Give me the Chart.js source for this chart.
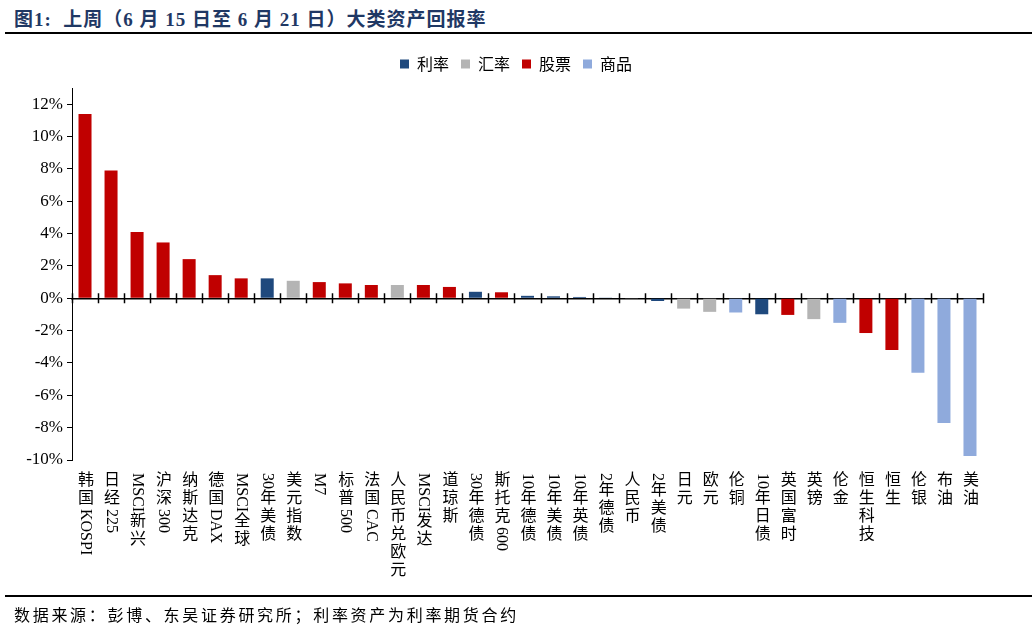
<!DOCTYPE html>
<html>
<head>
<meta charset="utf-8">
<script src="https://cdn.jsdelivr.net/npm/chart.js@4"></script>
<style>
    body { margin: 0; background: #fff; }
    #wrap { position: relative; width: 1032px; height: 630px; overflow: hidden; }
    #title {
        position: absolute; left: 14px; top: 4px;
        font: bold 19px "Liberation Serif", "Noto Sans CJK SC", serif;
        letter-spacing: 1px;
        color: #1f3864; white-space: pre;
    }
    #rule-top { position: absolute; left: 5px; right: 0; top: 32px; height: 2px; background: #000; }
    #rule-bottom { position: absolute; left: 5px; right: 0; top: 595px; height: 2px; background: #000; }
    #source {
        position: absolute; left: 14px; top: 602px;
        font: 16px "Noto Sans CJK SC", sans-serif; letter-spacing: 2.7px; color: #000;
    }
    canvas { position: absolute; left: 0; top: 0; }
</style>
</head>
<body>
<div id="wrap">
    <div id="title">图1:  上周（6 月 15 日至 6 月 21 日）大类资产回报率</div>
    <div id="rule-top"></div>
    <canvas id="chart" width="1032" height="630"></canvas>
    <div id="rule-bottom"></div>
    <div id="source">数据来源：彭博、东吴证券研究所；利率资产为利率期货合约</div>
</div>
<script>
// 资产名称、周回报率（%）、资产类别
const assets = ['韩国KOSPI', '日经225', 'MSCI新兴', '沪深300', '纳斯达克', '德国DAX', 'MSCI全球', '30年美债',
    '美元指数', 'M7', '标普500', '法国CAC', '人民币兑欧元', 'MSCI发达', '道琼斯', '30年德债', '斯托克600',
    '10年德债', '10年美债', '10年英债', '2年德债', '人民币', '2年美债', '日元', '欧元', '伦铜', '10年日债',
    '英国富时', '英镑', '伦金', '恒生科技', '恒生', '伦银', '布油', '美油'];
const returns = [11.4, 7.9, 4.1, 3.45, 2.42, 1.43, 1.23, 1.23,
    1.08, 1.0, 0.92, 0.82, 0.82, 0.82, 0.7, 0.4, 0.37,
    0.15, 0.12, 0.08, 0.02, -0.02, -0.17, -0.64, -0.84, -0.88, -0.99,
    -1.03, -1.29, -1.52, -2.15, -3.2, -4.6, -7.72, -9.75];
const assetTypes = ['股票', '股票', '股票', '股票', '股票', '股票', '股票', '利率',
    '汇率', '股票', '股票', '股票', '汇率', '股票', '股票', '利率', '股票',
    '利率', '利率', '利率', '利率', '汇率', '利率', '汇率', '汇率', '商品', '利率',
    '股票', '汇率', '商品', '股票', '股票', '商品', '商品', '商品'];
const typeNames = ['利率', '汇率', '股票', '商品'];
const typeColors = ['#1f497d', '#b4b4b4', '#c00000', '#8faadc'];
const yTicks = [-10, -8, -6, -4, -2, 0, 2, 4, 6, 8, 10, 12];

const datasets = typeNames.map((name, k) => ({
    label: name,
    data: returns.map((v, i) => assetTypes[i] === name ? v : null),
    backgroundColor: typeColors[k],
    barPercentage: 0.5,
    categoryPercentage: 1
}));

// 图例：多留一点底部空间，并在整张画布上居中
const legendTweak = {
    id: 'legendTweak',
    beforeInit(chart) {
        const fit = chart.legend.fit;
        chart.legend.fit = function () {
            fit.call(this);
            this.height += 6;
        };
    },
    afterLayout(chart) {
        chart.legend.left = 0;
        chart.legend.right = chart.width;
    }
};

// 竖排类目标签 + 零轴上的穿刺刻度
const axisExtras = {
    id: 'axisExtras',
    afterDraw(chart) {
        const ctx = chart.ctx;
        const xs = chart.scales.x;
        const ys = chart.scales.y;
        const zeroY = ys.getPixelForValue(0);
        const step = (xs.right - xs.left) / assets.length;

        ctx.save();
        ctx.strokeStyle = '#000';
        ctx.lineWidth = 1.5;
        for (let i = 0; i <= assets.length; i++) {
            const x = Math.round(xs.left + i * step) + 0.5;
            ctx.beginPath();
            ctx.moveTo(x, zeroY - 5);
            ctx.lineTo(x, zeroY + 5);
            ctx.stroke();
        }

        ctx.fillStyle = '#000';
        ctx.font = '16px "Liberation Serif", "Noto Sans CJK SC", serif';
        assets.forEach((name, i) => {
            const x = xs.getPixelForValue(i) + 1;
            let y = chart.chartArea.bottom + 13;
            const parts = name.match(/[A-Za-z0-9]+|./g);
            parts.forEach(p => {
                if (/^[A-Za-z0-9]+$/.test(p)) {
                    const w = ctx.measureText(p).width;
                    ctx.save();
                    ctx.translate(x, y);
                    ctx.rotate(Math.PI / 2);
                    ctx.textAlign = 'left';
                    ctx.textBaseline = 'middle';
                    ctx.fillText(p, 0, 1);
                    ctx.restore();
                    y += w + 2;
                } else {
                    ctx.textAlign = 'center';
                    ctx.textBaseline = 'top';
                    ctx.fillText(p, x, y);
                    y += 18;
                }
            });
        });
        ctx.restore();
    }
};

new Chart(document.getElementById('chart'), {
    type: 'bar',
    data: { labels: assets, datasets: datasets },
    options: {
        responsive: false,
        animation: false,
        layout: { padding: { top: 44, bottom: 170, left: 0, right: 49 } },
        plugins: {
            legend: {
                position: 'top',
                labels: {
                    boxWidth: 9,
                    boxHeight: 9,
                    padding: 12,
                    color: '#000',
                    font: { family: '"Noto Sans CJK SC", sans-serif', size: 16 }
                }
            },
            tooltip: { enabled: false }
        },
        scales: {
            x: {
                stacked: true,
                position: { y: 0 },
                grid: { display: false },
                border: { color: '#000', width: 1.5 },
                ticks: { display: false }
            },
            y: {
                stacked: true,
                min: -10,
                max: 13,
                afterBuildTicks: scale => {
                    scale.ticks = yTicks.map(v => ({ value: v }));
                },
                afterFit: scale => { scale.width = 72; },
                grid: { display: true, drawOnChartArea: false, tickLength: 5, color: '#000' },
                border: { color: '#000', width: 1 },
                ticks: {
                    color: '#000',
                    padding: 4,
                    font: { family: '"Liberation Serif", serif', size: 17 },
                    callback: v => v + '%'
                }
            }
        }
    },
    plugins: [legendTweak, axisExtras]
});
</script>
</body>
</html>
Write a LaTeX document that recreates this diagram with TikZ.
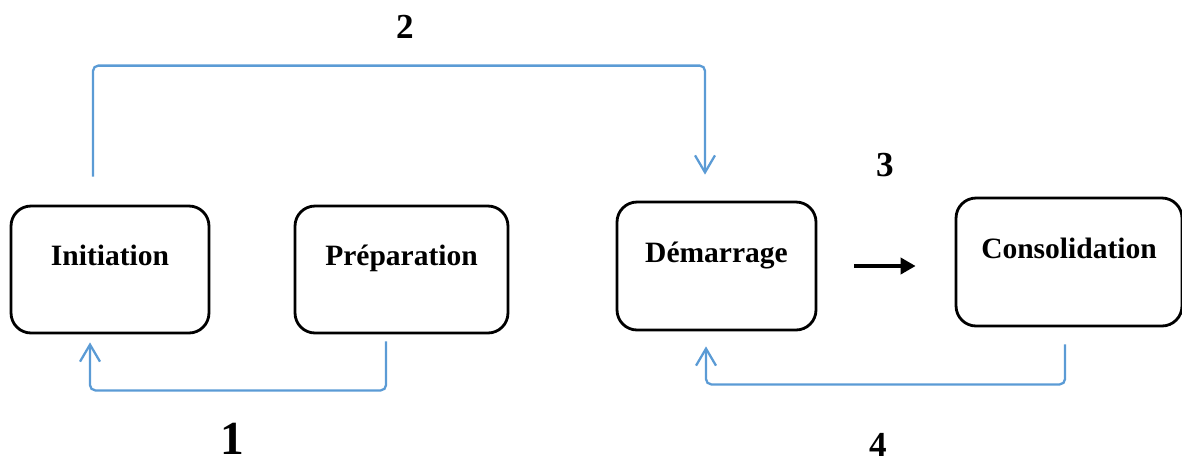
\documentclass[tikz,border=0pt]{standalone}
\usepackage{fontspec}
\setmainfont{Liberation Serif}
\usetikzlibrary{arrows.meta}

\definecolor{flowblue}{RGB}{91,155,213}

\tikzset{
    stage/.style={draw, line width=1.6pt, rounded corners=0.4cm, text height=12pt, text depth=16pt,
        font=\bfseries\fontsize{16.8}{20}\selectfont},
    backflow/.style={draw=flowblue, line width=1.3pt, rounded corners=3pt,
        -{Straight Barb[length=0.34cm, width=0.4cm, line width=1.3pt]}},
    forward/.style={line width=2.2pt, -{Triangle[length=0.3cm, width=0.32cm]}},
    step num/.style={font=\bfseries\fontsize{20}{24}\selectfont}
}

\begin{document}
\begin{tikzpicture}[x=0.02cm, y=-0.02cm]
        \useasboundingbox (0, 0) rectangle (1182, 464);

        \node (init) at (110, 269.5) [stage, minimum width=3.96cm, minimum height=2.54cm] {Initiation};
        \node (prep) at (401.5, 269.5) [stage, minimum width=4.26cm, minimum height=2.54cm] {Préparation};
        \node (dem) at (716.5, 266) [stage, minimum width=3.98cm, minimum height=2.56cm] {Démarrage};
        \node (cons) at (1069, 262) [stage, minimum width=4.52cm, minimum height=2.56cm] {Consolidation};

        \draw [backflow] ([xshift=-0.31cm]prep.south) ++(0, 7) -- ++(0, 49) -| ([xshift=-0.4cm, yshift=-0.16cm]init.south);
        \draw [backflow] ([xshift=-0.34cm]init.north) ++(0, -28) -- ++(0, -111) -| ([xshift=-0.23cm, yshift=0.52cm]dem.north);
        \draw [forward] ([xshift=0.74cm]dem.east) -- ([xshift=-0.78cm]dem.east -| cons.west);
        \draw [backflow] ([xshift=-0.08cm]cons.south) ++(0, 17) -- ++(0, 40) -| ([xshift=-0.21cm, yshift=-0.3cm]dem.south);

        \node (n1) at (232, 454) [step num, anchor=base, inner sep=0pt, font=\bfseries\fontsize{27}{30}\selectfont] {1};
        \node (n2) at (405, 27) [step num] {2};
        \node (n3) at (885, 165) [step num] {3};
        \node (n4) at (878, 445) [step num] {4};
    \end{tikzpicture}
\end{document}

- _Aim of the task_
Check the records above line by line and tally those holding the string "this". Answer with the number only.

- _Output below_
4